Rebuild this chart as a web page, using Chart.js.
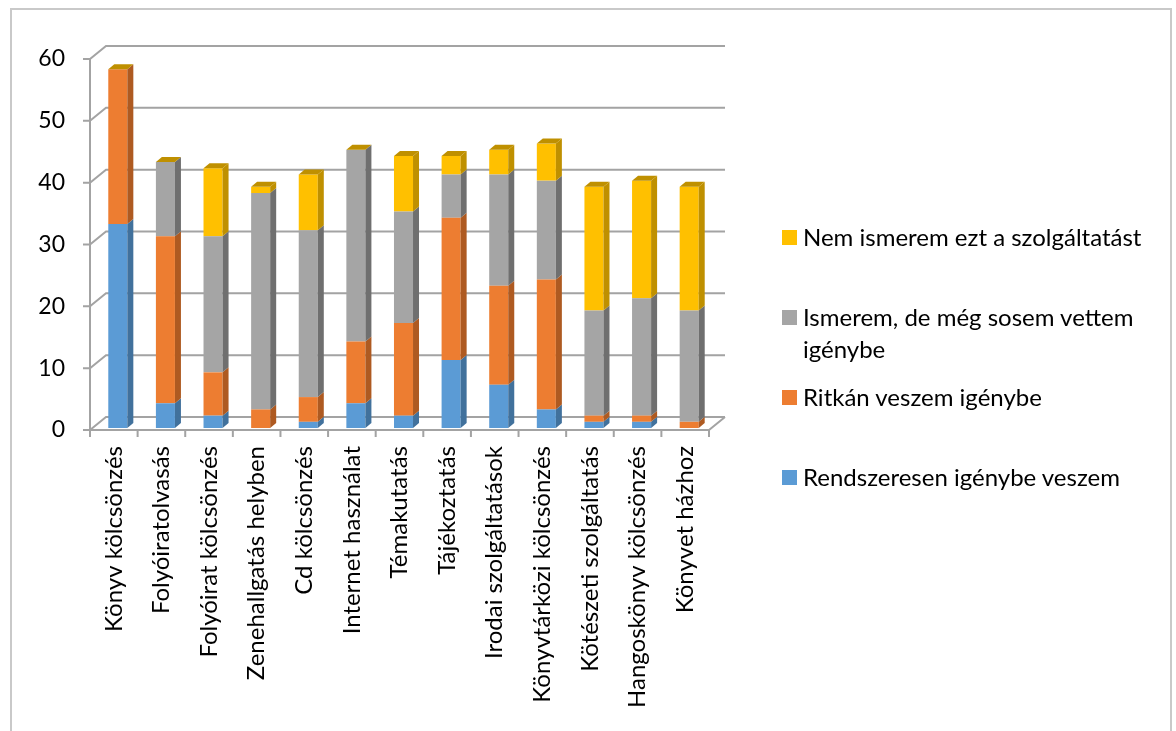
<!DOCTYPE html>
<html lang="hu">
<head>
<meta charset="utf-8">
<title>Szolgáltatások igénybevétele</title>
<script src="https://cdn.jsdelivr.net/npm/chart.js@4.4.1/dist/chart.umd.min.js"></script>
<style>
  body { margin: 0; background: #fff; font-family: Lato, "Open Sans", sans-serif; }
  #wrap { position: relative; width: 1176px; height: 731px; overflow: hidden; }
  #frame { position: absolute; left: 10px; top: 8px; width: 1162px; height: 760px; border: 2px solid #c9c9c9; box-sizing: border-box; }
  #c { position: absolute; left: 0; top: 0; }
  #legend { position: absolute; left: 782px; top: 0; font-size: 24px; color: #000; }
  .lg-item { position: absolute; left: 0; display: flex; align-items: flex-start; width: 390px; line-height: 32px; }
  .lg-box { width: 15px; height: 15px; margin-top: 9px; margin-right: 6px; flex: none; }
  .lg-text { width: 368px; }
</style>
</head>
<body>
<div id="wrap">
  <div id="frame"></div>
  <canvas id="c" width="1176" height="731"></canvas>
  <div id="legend"></div>
</div>
<script>
// --- data ---
const categories = [
  'Könyv kölcsönzés', 'Folyóiratolvasás', 'Folyóirat kölcsönzés', 'Zenehallgatás helyben',
  'Cd kölcsönzés', 'Internet használat', 'Témakutatás', 'Tájékoztatás',
  'Irodai szolgáltatások', 'Könyvtárközi kölcsönzés', 'Kötészeti szolgáltatás',
  'Hangoskönyv kölcsönzés', 'Könyvet házhoz'
];
const rendszeresen = [33, 4, 2, 0, 1, 4, 2, 11, 7, 3, 1, 1, 0];
const ritkan       = [25, 27, 7, 3, 4, 10, 15, 23, 16, 21, 1, 1, 1];
const ismerem      = [0, 12, 22, 35, 27, 31, 18, 7, 18, 16, 17, 19, 18];
const nemIsmerem   = [0, 0, 11, 1, 9, 0, 9, 3, 4, 6, 20, 19, 20];
const yTicks = [0, 10, 20, 30, 40, 50, 60];

const FONT = 'Lato, "Open Sans", sans-serif';
const DEPTH = { x: 16, y: -13 };   // back wall offset
const BAR_D = { x: 6, y: -5 };     // bar side/top depth
const SHADE = ['#41719c', '#ae5a21', '#6f6f6f', '#bf9000'];

// 3D look: back wall grid, floor, then bar side & top faces
const pseudo3d = {
  id: 'pseudo3d',
  beforeDatasetsDraw(chart) {
    const { ctx, chartArea: a } = chart;
    const y = chart.scales.y;
    ctx.save();
    ctx.strokeStyle = '#a3a3a3';
    ctx.lineWidth = 2;
    ctx.beginPath();
    // front axis + tick marks
    ctx.moveTo(a.left, y.getPixelForValue(60));
    ctx.lineTo(a.left, y.getPixelForValue(0));
    yTicks.forEach(v => {
      const py = y.getPixelForValue(v);
      ctx.moveTo(a.left - 7, py);
      ctx.lineTo(a.left, py);
      // diagonal to wall, then back wall gridline
      ctx.lineTo(a.left + DEPTH.x, py + DEPTH.y);
      ctx.lineTo(a.right + DEPTH.x, py + DEPTH.y);
    });
    // floor front edge and right edge
    const p0 = y.getPixelForValue(0);
    ctx.moveTo(a.left, p0);
    ctx.lineTo(a.right, p0);
    ctx.lineTo(a.right + DEPTH.x, p0 + DEPTH.y);
    // category tick marks
    const step = (a.right - a.left) / categories.length;
    for (let i = 0; i <= categories.length; i++) {
      const px = a.left + i * step;
      ctx.moveTo(px, p0);
      ctx.lineTo(px, p0 + 7);
    }
    ctx.stroke();
    ctx.restore();

    ctx.save();
    ctx.translate(4, -2);
  },
  afterDatasetsDraw(chart) {
    const { ctx } = chart;
    const last = chart.data.datasets.length - 1;
    chart.data.datasets.forEach((ds, di) => {
      chart.getDatasetMeta(di).data.forEach(el => {
        const { x, y, base, width } = el.getProps(['x', 'y', 'base', 'width'], true);
        const l = x - width / 2, r = x + width / 2;
        const top = Math.min(y, base), bot = Math.max(y, base);
        ctx.fillStyle = SHADE[di];
        ctx.beginPath();
        ctx.moveTo(r, top);
        ctx.lineTo(r + BAR_D.x, top + BAR_D.y);
        ctx.lineTo(r + BAR_D.x, bot + BAR_D.y);
        ctx.lineTo(r, bot);
        ctx.closePath();
        ctx.fill();
        if (di === last) {
          ctx.beginPath();
          ctx.moveTo(l, top);
          ctx.lineTo(l + BAR_D.x, top + BAR_D.y);
          ctx.lineTo(r + BAR_D.x, top + BAR_D.y);
          ctx.lineTo(r, top);
          ctx.closePath();
          ctx.fill();
        }
      });
    });
    ctx.restore();
  }
};

const chart = new Chart(document.getElementById('c'), {
  type: 'bar',
  data: {
    labels: categories,
    datasets: [
      { label: 'Rendszeresen igénybe veszem', data: rendszeresen, backgroundColor: '#5b9bd5' },
      { label: 'Ritkán veszem igénybe', data: ritkan, backgroundColor: '#ed7d31' },
      { label: 'Ismerem, de még sosem vettem igénybe', data: ismerem, backgroundColor: '#a5a5a5' },
      { label: 'Nem ismerem ezt a szolgáltatást', data: nemIsmerem, backgroundColor: '#ffc000' }
    ]
  },
  options: {
    responsive: false,
    animation: false,
    layout: { padding: { left: 0, top: 59, right: 467, bottom: 0 } },
    datasets: { bar: { barPercentage: 0.4, categoryPercentage: 1, borderWidth: 0 } },
    plugins: { legend: { display: false }, tooltip: { enabled: false } },
    scales: {
      x: {
        stacked: true,
        grid: { display: false, drawTicks: false },
        border: { display: false },
        afterFit(s) { s.height = 301; },
        ticks: {
          autoSkip: false, minRotation: 90, maxRotation: 90, padding: 16,
          color: '#000', font: { family: FONT, size: 24 }
        }
      },
      y: {
        stacked: true, min: 0, max: 60,
        grid: { display: false, drawTicks: false },
        border: { display: false },
        afterFit(s) { s.width = 90; },
        ticks: {
          stepSize: 10, padding: 25,
          color: '#000', font: { family: FONT, size: 23 }
        }
      }
    }
  },
  plugins: [pseudo3d]
});

// legend, built from the datasets (reversed like the original)
const legendTops = [221, 301, 381, 461];
const legend = document.getElementById('legend');
chart.data.datasets.slice().reverse().forEach((ds, i) => {
  const item = document.createElement('div');
  item.className = 'lg-item';
  item.style.top = legendTops[i] + 'px';
  item.innerHTML = '<span class="lg-box" style="background:' + ds.backgroundColor + '"></span>' +
    '<span class="lg-text">' + ds.label + '</span>';
  legend.appendChild(item);
});
</script>
</body>
</html>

→ SET EXERCISE: Repeat the listing above exactly from its first line to the line containing "const SHADE = ['#41719c', '#ae5a21', '#6f6f6f', '#bf9000'];", both included, and omit the pictures.

→ WRITTEN SOLUTION:
Rebuild this chart as a web page, using Chart.js.
<!DOCTYPE html>
<html lang="hu">
<head>
<meta charset="utf-8">
<title>Szolgáltatások igénybevétele</title>
<script src="https://cdn.jsdelivr.net/npm/chart.js@4.4.1/dist/chart.umd.min.js"></script>
<style>
  body { margin: 0; background: #fff; font-family: Lato, "Open Sans", sans-serif; }
  #wrap { position: relative; width: 1176px; height: 731px; overflow: hidden; }
  #frame { position: absolute; left: 10px; top: 8px; width: 1162px; height: 760px; border: 2px solid #c9c9c9; box-sizing: border-box; }
  #c { position: absolute; left: 0; top: 0; }
  #legend { position: absolute; left: 782px; top: 0; font-size: 24px; color: #000; }
  .lg-item { position: absolute; left: 0; display: flex; align-items: flex-start; width: 390px; line-height: 32px; }
  .lg-box { width: 15px; height: 15px; margin-top: 9px; margin-right: 6px; flex: none; }
  .lg-text { width: 368px; }
</style>
</head>
<body>
<div id="wrap">
  <div id="frame"></div>
  <canvas id="c" width="1176" height="731"></canvas>
  <div id="legend"></div>
</div>
<script>
// --- data ---
const categories = [
  'Könyv kölcsönzés', 'Folyóiratolvasás', 'Folyóirat kölcsönzés', 'Zenehallgatás helyben',
  'Cd kölcsönzés', 'Internet használat', 'Témakutatás', 'Tájékoztatás',
  'Irodai szolgáltatások', 'Könyvtárközi kölcsönzés', 'Kötészeti szolgáltatás',
  'Hangoskönyv kölcsönzés', 'Könyvet házhoz'
];
const rendszeresen = [33, 4, 2, 0, 1, 4, 2, 11, 7, 3, 1, 1, 0];
const ritkan       = [25, 27, 7, 3, 4, 10, 15, 23, 16, 21, 1, 1, 1];
const ismerem      = [0, 12, 22, 35, 27, 31, 18, 7, 18, 16, 17, 19, 18];
const nemIsmerem   = [0, 0, 11, 1, 9, 0, 9, 3, 4, 6, 20, 19, 20];
const yTicks = [0, 10, 20, 30, 40, 50, 60];

const FONT = 'Lato, "Open Sans", sans-serif';
const DEPTH = { x: 16, y: -13 };   // back wall offset
const BAR_D = { x: 6, y: -5 };     // bar side/top depth
const SHADE = ['#41719c', '#ae5a21', '#6f6f6f', '#bf9000'];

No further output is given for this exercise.